[Start of STORED RECORDS]

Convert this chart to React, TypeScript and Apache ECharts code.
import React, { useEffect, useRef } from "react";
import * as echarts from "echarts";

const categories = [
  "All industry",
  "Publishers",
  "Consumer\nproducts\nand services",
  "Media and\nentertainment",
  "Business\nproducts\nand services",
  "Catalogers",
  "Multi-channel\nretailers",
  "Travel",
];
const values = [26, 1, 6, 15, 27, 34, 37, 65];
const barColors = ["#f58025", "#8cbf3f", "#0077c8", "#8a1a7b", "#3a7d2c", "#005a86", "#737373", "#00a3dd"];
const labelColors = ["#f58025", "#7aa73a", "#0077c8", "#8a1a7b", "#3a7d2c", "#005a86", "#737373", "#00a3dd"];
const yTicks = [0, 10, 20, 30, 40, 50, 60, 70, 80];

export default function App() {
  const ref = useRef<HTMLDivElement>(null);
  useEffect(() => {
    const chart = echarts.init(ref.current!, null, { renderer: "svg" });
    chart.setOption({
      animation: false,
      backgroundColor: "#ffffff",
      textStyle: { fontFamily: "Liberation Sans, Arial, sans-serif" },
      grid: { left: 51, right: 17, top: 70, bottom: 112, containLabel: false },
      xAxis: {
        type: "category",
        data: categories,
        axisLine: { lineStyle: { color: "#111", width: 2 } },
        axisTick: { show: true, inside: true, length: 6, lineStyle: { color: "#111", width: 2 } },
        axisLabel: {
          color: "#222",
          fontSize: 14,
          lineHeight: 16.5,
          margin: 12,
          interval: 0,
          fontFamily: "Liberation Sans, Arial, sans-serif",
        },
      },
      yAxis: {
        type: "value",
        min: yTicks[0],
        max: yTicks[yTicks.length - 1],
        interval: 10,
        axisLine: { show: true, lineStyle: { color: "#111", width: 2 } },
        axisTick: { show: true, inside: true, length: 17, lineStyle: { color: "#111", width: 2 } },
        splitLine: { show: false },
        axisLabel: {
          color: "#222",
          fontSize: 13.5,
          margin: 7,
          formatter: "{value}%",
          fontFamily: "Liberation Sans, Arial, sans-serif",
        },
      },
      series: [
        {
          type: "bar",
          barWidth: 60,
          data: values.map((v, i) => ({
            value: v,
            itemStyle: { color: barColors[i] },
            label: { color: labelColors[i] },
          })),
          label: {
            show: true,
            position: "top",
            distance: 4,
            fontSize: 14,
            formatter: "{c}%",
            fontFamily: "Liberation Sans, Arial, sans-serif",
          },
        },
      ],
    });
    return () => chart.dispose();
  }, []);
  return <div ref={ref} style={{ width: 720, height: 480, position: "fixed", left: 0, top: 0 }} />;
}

[End of STORED RECORDS]
[Start of STORED RECORDS]

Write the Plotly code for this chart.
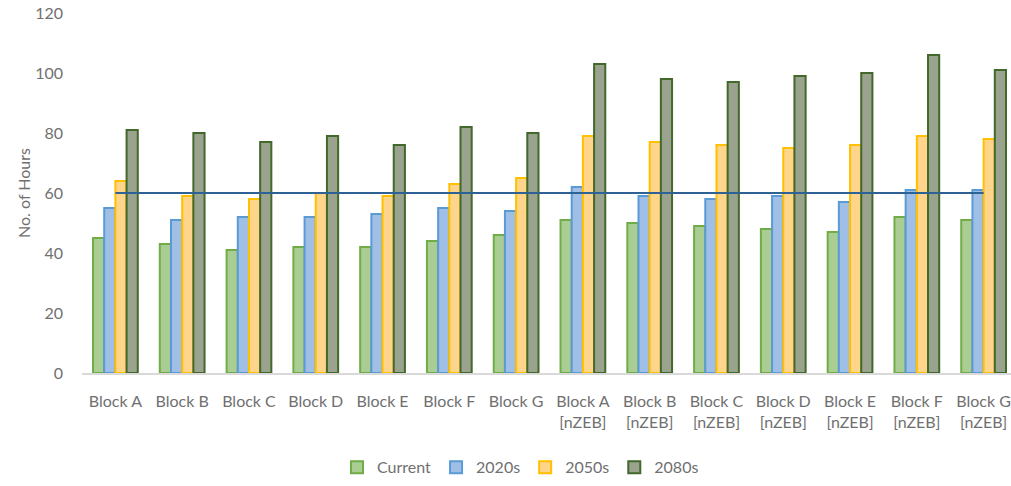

[End of STORED RECORDS]
[Start of STORED RECORDS]

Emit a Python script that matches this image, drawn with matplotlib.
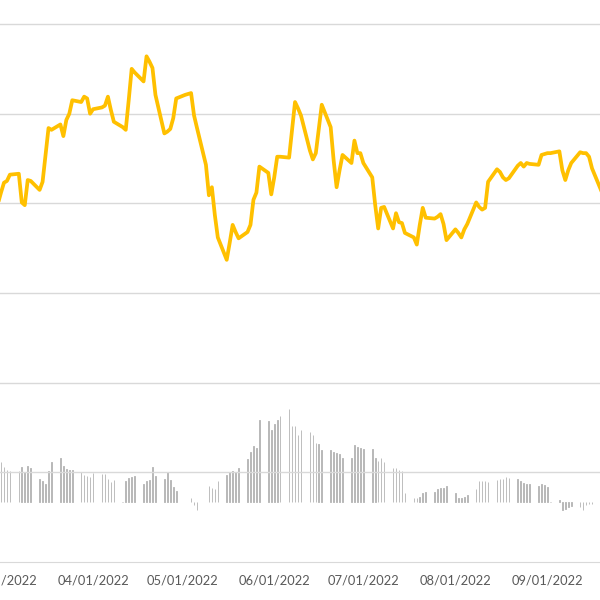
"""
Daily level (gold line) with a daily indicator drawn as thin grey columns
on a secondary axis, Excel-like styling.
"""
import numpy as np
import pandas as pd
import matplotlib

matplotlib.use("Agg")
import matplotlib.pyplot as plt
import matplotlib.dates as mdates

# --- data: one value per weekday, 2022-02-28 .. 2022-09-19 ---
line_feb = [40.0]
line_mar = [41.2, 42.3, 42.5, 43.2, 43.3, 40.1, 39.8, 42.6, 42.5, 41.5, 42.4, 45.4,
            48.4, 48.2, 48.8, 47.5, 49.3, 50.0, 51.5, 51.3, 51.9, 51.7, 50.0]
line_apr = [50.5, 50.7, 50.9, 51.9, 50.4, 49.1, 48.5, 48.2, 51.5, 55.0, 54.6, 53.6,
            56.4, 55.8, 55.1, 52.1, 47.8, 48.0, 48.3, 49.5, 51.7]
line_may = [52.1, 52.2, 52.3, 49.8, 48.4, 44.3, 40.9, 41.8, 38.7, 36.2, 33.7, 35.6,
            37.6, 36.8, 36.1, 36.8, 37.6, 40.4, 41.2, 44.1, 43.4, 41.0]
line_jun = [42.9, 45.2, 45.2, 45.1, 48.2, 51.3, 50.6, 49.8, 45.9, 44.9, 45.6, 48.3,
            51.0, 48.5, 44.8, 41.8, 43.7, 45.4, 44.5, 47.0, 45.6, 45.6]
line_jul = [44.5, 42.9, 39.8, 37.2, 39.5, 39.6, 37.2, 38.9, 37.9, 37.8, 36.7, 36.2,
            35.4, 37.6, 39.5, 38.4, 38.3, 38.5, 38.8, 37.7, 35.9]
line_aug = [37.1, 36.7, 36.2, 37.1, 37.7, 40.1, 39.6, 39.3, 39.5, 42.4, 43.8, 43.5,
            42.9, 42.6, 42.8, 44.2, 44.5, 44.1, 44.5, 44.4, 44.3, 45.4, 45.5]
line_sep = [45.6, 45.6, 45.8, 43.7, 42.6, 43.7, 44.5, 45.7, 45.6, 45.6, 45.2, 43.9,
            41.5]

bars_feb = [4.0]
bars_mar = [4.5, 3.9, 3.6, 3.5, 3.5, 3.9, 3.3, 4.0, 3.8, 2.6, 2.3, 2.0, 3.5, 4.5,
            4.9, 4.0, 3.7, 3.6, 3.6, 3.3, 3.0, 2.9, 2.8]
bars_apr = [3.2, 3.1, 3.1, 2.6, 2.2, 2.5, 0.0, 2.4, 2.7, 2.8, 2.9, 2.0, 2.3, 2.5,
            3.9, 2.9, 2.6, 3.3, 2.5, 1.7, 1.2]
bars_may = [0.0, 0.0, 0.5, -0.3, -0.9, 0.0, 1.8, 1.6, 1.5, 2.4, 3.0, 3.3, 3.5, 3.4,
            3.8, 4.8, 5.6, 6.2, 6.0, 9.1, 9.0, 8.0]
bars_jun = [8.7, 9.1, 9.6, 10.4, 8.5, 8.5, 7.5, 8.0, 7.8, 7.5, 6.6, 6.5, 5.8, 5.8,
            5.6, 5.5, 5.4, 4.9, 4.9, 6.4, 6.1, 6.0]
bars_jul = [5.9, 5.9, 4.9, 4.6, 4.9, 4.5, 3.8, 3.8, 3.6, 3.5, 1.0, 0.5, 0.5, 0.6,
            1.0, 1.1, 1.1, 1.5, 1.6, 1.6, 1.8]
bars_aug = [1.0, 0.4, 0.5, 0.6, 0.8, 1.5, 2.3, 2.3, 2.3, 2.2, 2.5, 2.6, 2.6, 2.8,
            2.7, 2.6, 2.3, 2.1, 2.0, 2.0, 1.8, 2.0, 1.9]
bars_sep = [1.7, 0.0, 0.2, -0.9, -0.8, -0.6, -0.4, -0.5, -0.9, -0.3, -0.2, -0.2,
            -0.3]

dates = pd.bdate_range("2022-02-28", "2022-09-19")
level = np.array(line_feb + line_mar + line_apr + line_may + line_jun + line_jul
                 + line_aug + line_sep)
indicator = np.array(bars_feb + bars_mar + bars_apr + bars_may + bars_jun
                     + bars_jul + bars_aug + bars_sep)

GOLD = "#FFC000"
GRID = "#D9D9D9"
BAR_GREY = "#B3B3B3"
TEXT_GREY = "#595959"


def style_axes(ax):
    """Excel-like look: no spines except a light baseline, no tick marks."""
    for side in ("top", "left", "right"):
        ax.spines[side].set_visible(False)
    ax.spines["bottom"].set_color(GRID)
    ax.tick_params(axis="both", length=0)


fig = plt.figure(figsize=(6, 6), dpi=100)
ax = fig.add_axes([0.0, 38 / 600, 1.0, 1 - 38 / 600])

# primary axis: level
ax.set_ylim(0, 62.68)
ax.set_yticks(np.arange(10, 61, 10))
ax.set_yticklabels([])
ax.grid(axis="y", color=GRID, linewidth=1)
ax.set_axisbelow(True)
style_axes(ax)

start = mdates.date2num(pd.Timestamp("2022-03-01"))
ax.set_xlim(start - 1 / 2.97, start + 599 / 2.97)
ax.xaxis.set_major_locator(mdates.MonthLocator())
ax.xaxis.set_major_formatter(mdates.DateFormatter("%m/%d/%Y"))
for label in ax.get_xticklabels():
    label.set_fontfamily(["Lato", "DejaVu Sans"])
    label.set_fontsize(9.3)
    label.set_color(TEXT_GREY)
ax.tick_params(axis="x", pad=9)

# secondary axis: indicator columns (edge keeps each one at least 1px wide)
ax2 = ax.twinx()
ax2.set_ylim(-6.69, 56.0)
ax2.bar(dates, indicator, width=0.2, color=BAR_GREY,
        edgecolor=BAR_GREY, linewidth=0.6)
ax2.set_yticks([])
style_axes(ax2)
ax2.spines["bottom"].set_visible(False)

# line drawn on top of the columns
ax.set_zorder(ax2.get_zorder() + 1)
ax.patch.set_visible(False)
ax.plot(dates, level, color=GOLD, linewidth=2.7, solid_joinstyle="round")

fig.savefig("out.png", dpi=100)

[End of STORED RECORDS]

TASK TO COMPLETE -
Pull out every line of the records that includes the string "code".

ANSWER TO THIS TASK -
Convert this chart to React, TypeScript and Apache ECharts code.
Write the Plotly code for this chart.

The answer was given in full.